[To do] Write out the whole listing, matching it exactly.

[Data excerpt]
--- BEGIN ---

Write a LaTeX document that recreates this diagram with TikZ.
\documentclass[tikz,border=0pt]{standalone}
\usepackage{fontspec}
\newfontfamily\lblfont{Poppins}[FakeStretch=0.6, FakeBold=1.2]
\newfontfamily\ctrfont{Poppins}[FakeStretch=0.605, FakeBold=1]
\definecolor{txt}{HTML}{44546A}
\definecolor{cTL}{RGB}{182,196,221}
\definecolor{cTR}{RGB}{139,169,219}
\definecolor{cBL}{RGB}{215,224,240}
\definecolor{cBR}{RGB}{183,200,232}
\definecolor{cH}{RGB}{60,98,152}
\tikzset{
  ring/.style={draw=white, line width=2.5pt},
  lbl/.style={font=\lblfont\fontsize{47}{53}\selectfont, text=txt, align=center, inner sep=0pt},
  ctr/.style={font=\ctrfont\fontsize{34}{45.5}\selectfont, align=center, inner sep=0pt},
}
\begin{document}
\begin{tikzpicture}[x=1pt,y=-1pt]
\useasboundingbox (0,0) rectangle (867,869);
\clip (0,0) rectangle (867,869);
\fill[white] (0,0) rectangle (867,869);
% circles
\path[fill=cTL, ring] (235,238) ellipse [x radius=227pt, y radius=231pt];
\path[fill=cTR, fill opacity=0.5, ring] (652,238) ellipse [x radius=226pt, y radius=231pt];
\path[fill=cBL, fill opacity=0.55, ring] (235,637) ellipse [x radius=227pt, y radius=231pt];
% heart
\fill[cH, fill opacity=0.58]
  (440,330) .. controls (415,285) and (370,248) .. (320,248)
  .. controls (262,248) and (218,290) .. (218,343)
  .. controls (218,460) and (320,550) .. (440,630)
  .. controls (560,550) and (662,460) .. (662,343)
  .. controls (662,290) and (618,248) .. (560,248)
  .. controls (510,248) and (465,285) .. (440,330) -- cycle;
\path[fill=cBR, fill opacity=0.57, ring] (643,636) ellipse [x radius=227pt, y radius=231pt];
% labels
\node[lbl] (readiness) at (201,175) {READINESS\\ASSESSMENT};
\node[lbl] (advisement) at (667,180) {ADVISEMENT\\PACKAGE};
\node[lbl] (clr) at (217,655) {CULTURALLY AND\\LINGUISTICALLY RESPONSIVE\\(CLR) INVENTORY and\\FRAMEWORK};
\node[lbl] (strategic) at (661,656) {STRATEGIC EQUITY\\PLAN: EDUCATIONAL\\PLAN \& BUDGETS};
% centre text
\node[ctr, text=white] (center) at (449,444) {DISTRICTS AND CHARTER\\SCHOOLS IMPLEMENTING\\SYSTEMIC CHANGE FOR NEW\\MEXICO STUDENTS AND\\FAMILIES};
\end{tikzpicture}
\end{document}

--- END ---

[Reply to the task]
Write a LaTeX document that recreates this diagram with TikZ.
\documentclass[tikz,border=0pt]{standalone}
\usepackage{fontspec}
\newfontfamily\lblfont{Poppins}[FakeStretch=0.6, FakeBold=1.2]
\newfontfamily\ctrfont{Poppins}[FakeStretch=0.605, FakeBold=1]
\definecolor{txt}{HTML}{44546A}
\definecolor{cTL}{RGB}{182,196,221}
\definecolor{cTR}{RGB}{139,169,219}
\definecolor{cBL}{RGB}{215,224,240}
\definecolor{cBR}{RGB}{183,200,232}
\definecolor{cH}{RGB}{60,98,152}
\tikzset{
  ring/.style={draw=white, line width=2.5pt},
  lbl/.style={font=\lblfont\fontsize{47}{53}\selectfont, text=txt, align=center, inner sep=0pt},
  ctr/.style={font=\ctrfont\fontsize{34}{45.5}\selectfont, align=center, inner sep=0pt},
}
\begin{document}
\begin{tikzpicture}[x=1pt,y=-1pt]
\useasboundingbox (0,0) rectangle (867,869);
\clip (0,0) rectangle (867,869);
\fill[white] (0,0) rectangle (867,869);
% circles
\path[fill=cTL, ring] (235,238) ellipse [x radius=227pt, y radius=231pt];
\path[fill=cTR, fill opacity=0.5, ring] (652,238) ellipse [x radius=226pt, y radius=231pt];
\path[fill=cBL, fill opacity=0.55, ring] (235,637) ellipse [x radius=227pt, y radius=231pt];
% heart
\fill[cH, fill opacity=0.58]
  (440,330) .. controls (415,285) and (370,248) .. (320,248)
  .. controls (262,248) and (218,290) .. (218,343)
  .. controls (218,460) and (320,550) .. (440,630)
  .. controls (560,550) and (662,460) .. (662,343)
  .. controls (662,290) and (618,248) .. (560,248)
  .. controls (510,248) and (465,285) .. (440,330) -- cycle;
\path[fill=cBR, fill opacity=0.57, ring] (643,636) ellipse [x radius=227pt, y radius=231pt];
% labels
\node[lbl] (readiness) at (201,175) {READINESS\\ASSESSMENT};
\node[lbl] (advisement) at (667,180) {ADVISEMENT\\PACKAGE};
\node[lbl] (clr) at (217,655) {CULTURALLY AND\\LINGUISTICALLY RESPONSIVE\\(CLR) INVENTORY and\\FRAMEWORK};
\node[lbl] (strategic) at (661,656) {STRATEGIC EQUITY\\PLAN: EDUCATIONAL\\PLAN \& BUDGETS};
% centre text
\node[ctr, text=white] (center) at (449,444) {DISTRICTS AND CHARTER\\SCHOOLS IMPLEMENTING\\SYSTEMIC CHANGE FOR NEW\\MEXICO STUDENTS AND\\FAMILIES};
\end{tikzpicture}
\end{document}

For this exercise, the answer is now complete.